Ieri sera la Federal Reserve ha alzato i tassi di 25 punti base portandoli in una banda compresa tra il 5% e il 5,25%, ai livelli più alti degli ultimi 16 anni. Il rialzo ha rispettato le attese, ma i principali indici azionari hanno virato al ribasso e chiuso in rosso. La banca centrale ha concesso, a chi esprimeva preoccupazioni sul ciclo economico e sulle tensioni bancarie, solamente un accenno a una pausa dei rialzi togliendo dal comunicato stampa, rispetto a quello di marzo, la frase “ulteriori incrementi potrebbero essere appropriati”. In compenso la decisione è stata unanime; nessun membro della Fed ha espresso dubbi sul decimo rialzo dei tassi consecutivo. Inoltre, Powell, nel corso della conferenza stampa, ha detto di non essere “troppo lontano” da condizioni sufficientemente restrittive specificando poi che “l’inflazione sta scendendo verso il target lentamente” e che “se il ritmo non cambia non taglieremo i tassi”. L’inflazione “core”, al netto delle componenti più volatili, rimane al 5% rispetto a un obiettivo del 2%. La strada per raggiungere il target è lunga.
Le probabilità di un ulteriore rialzo a giugno, dopo la conferenza stampa, seppur limitate sono salite: è un movimento che sintetizza la reazione del mercato che non registra nessun cambio imminente nella politica monetaria della banca centrale americana. Da qui in avanti la Fed è “data dependent” (dipendente dai dati); nelle prossime settimane ogni dato sarà attentamente monitorato per analizzare l’evoluzione delle principali grandezze economiche.

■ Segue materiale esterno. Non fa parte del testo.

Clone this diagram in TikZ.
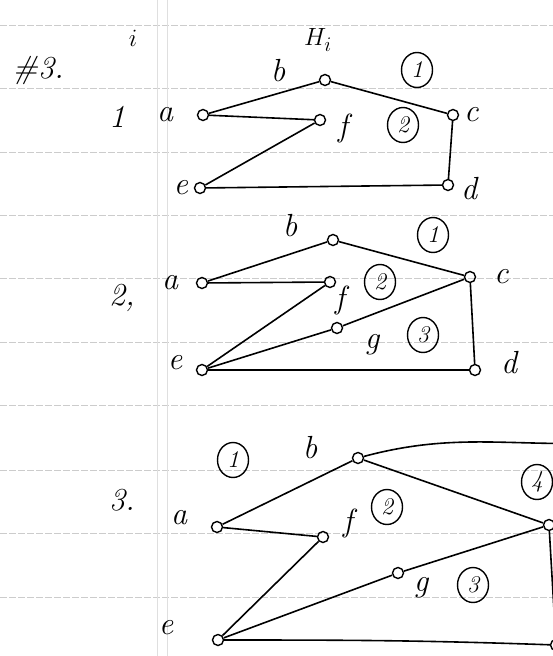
\documentclass[tikz,border=0pt]{standalone}
\usetikzlibrary{positioning}
\tikzset{
  every picture/.style={line width=1.6pt},
  vtx/.style={circle, draw, inner sep=0pt, minimum size=11pt, line width=1.4pt},
  lbl/.style={font=\fontsize{32}{36}\selectfont\itshape, inner sep=1pt},
  num/.style={ellipse, draw, inner sep=0pt, minimum width=31pt, minimum height=35pt, line width=1.4pt, font=\fontsize{24}{28}\selectfont\itshape},
  ruling/.style={gray!40, line width=0.6pt, dash pattern=on 7pt off 2pt},
  edge/.style={line width=1.6pt},
}
\usetikzlibrary{shapes.geometric}
\begin{document}
\begin{tikzpicture}[x=1pt, y=-1pt]
  \useasboundingbox (0,0) rectangle (553,656);
  \clip (0,0) rectangle (553,656);
  % notebook paper
  \foreach \y in {25,88,152,215,278,342,405,470,533,597}
    \draw[ruling] (0,\y) -- (553,\y);
  \draw[gray!25, line width=0.5pt] (157,0) -- (157,656);
  \draw[gray!25, line width=0.5pt] (167,0) -- (167,656);

  % header
  \node[lbl] (hash) at (38,70) {\#3.};
  \node[lbl] (icol) at (133,38) {$i$};
  \node[lbl] (hcol) at (318,40) {$H_i$};

  % step 1
  \node[lbl] (s1) at (117,117) {1};
  \node[vtx] (a1) at (203,115) {};
  \node[vtx] (b1) at (325,80) {};
  \node[vtx] (c1) at (453,115) {};
  \node[vtx] (d1) at (448,185) {};
  \node[vtx] (e1) at (200,188) {};
  \node[vtx] (f1) at (320,120) {};
  \node[lbl, left=22pt of a1] (la1) {a};
  \node[lbl] (lb1) at (278,71) {b};
  \node[lbl, right=3pt of c1] (lc1) {c};
  \node[lbl, right=5pt of d1, yshift=-4pt] (ld1) {d};
  \node[lbl, left=4pt of e1] (le1) {e};
  \node[lbl] (lf1) at (343,128) {f};
  \node[num] (r11) at (417,70) {1};
  \node[num] (r12) at (403,125) {2};
  \foreach \u/\v in {a1/b1, b1/c1, a1/f1, f1/e1, e1/d1, c1/d1}
    \draw[edge] (\u) -- (\v);

  % step 2
  \node[lbl] (s2) at (122,298) {2,};
  \node[vtx] (a2) at (202,283) {};
  \node[vtx] (b2) at (333,240) {};
  \node[vtx] (c2) at (470,277) {};
  \node[vtx] (d2) at (475,370) {};
  \node[vtx] (e2) at (202,370) {};
  \node[vtx] (f2) at (330,282) {};
  \node[vtx] (g2) at (337,328) {};
  \node[lbl, left=16pt of a2] (la2) {a};
  \node[lbl] (lb2) at (290,226) {b};
  \node[lbl, right=16pt of c2] (lc2) {c};
  \node[lbl, right=18pt of d2, yshift=7pt] (ld2) {d};
  \node[lbl] (le2) at (175,363) {e};
  \node[lbl] (lf2) at (340,300) {f};
  \node[lbl] (lg2) at (372,345) {g};
  \node[num] (r21) at (433,235) {1};
  \node[num] (r22) at (380,282) {2};
  \node[num] (r23) at (423,335) {3};
  \foreach \u/\v in {a2/b2, b2/c2, a2/f2, f2/e2, e2/g2, g2/c2, c2/d2, e2/d2}
    \draw[edge] (\u) -- (\v);

  % step 3
  \node[lbl] (s3) at (122,500) {3.};
  \node[vtx] (a3) at (217,527) {};
  \node[vtx] (b3) at (358,458) {};
  \node[vtx] (c3) at (549,525) {};
  \node[vtx] (d3) at (556,645) {};
  \node[vtx] (e3) at (218,640) {};
  \node[vtx] (f3) at (323,537) {};
  \node[vtx] (g3) at (398,573) {};
  \coordinate (off3) at (600,443);
  \node[lbl] (la3) at (179,518) {a};
  \node[lbl] (lb3) at (310,448) {b};
  \node[lbl] (le3) at (166,628) {e};
  \node[lbl] (lf3) at (348,523) {f};
  \node[lbl] (lg3) at (421,588) {g};
  \node[num] (r31) at (233,460) {1};
  \node[num] (r32) at (387,507) {2};
  \node[num] (r33) at (473,585) {3};
  \node[num] (r34) at (537,482) {4};
  \foreach \u/\v in {a3/b3, a3/f3, f3/e3, e3/g3, g3/c3, b3/c3, c3/d3}
    \draw[edge] (\u) -- (\v);
  \draw[edge] (b3) to[out=15, in=182] (off3);
  \draw[edge] (e3) to[out=0, in=178] (d3);
\end{tikzpicture}
\end{document}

Il mercato del lavoro, secondo Powell, rimane “molto stretto” con il tasso di disoccupazione molto basso e una domanda, da parte delle imprese, che “eccede sostanzialmente l’offerta di lavoratori disponibili”. La Federal Reserve non si aspetta alcuna recessione nel breve periodo o, in alternativa, non si attende che l’inflazione si appresti a scendere velocemente. Volendo speculare è possibile che il dato sull’inflazione di aprile, in uscita il 10 maggio, sorprenda, come in Europa, al rialzo oppure la scommessa di Powell è che le dinamiche che hanno spinto la crescita ben oltre e più a lungo di quanto fosse lecito attendersi continuino: eccesso di risparmi, mercato del lavoro stretto, ristrutturazione delle catene di fornitura e, infine, politiche fiscali espansive.
La crisi delle banche regionali americane, prima della decisione di ieri, era l’indiziata numero uno per un’inversione della politica monetaria nel breve periodo. La posizione ufficiale, espressa ieri dal Presidente della Fed, è che il sistema bancario americano sia “solido e resiliente” e che “le condizioni del sistema bancario siano migliorate”.
Ufficialmente da ieri la Fed è entrata in una fase “attendista”; non ci sono più aumenti programmati e nemmeno sono stati prefigurati tagli. Le principali variabili che occorrerà monitorare nelle prossime settimane sono tre. La prima, come detto, è l’andamento dei dati sull’inflazione. Qualsiasi sorpresa al rialzo, soprattutto senza alcun segnale di rallentamento della crescita, prenderebbe gli investitori in contropiede. La seconda è l’andamento della crescita su cui però almeno per i prossimi due/tre mesi sembra essersi consolidata una previsione di rallentamento senza crisi. La terza sono gli stress finanziari che nelle ultime settimane hanno preso la forma delle crisi bancarie. Il primo appuntamento, l’inflazione americana di aprile, è tra una settimana.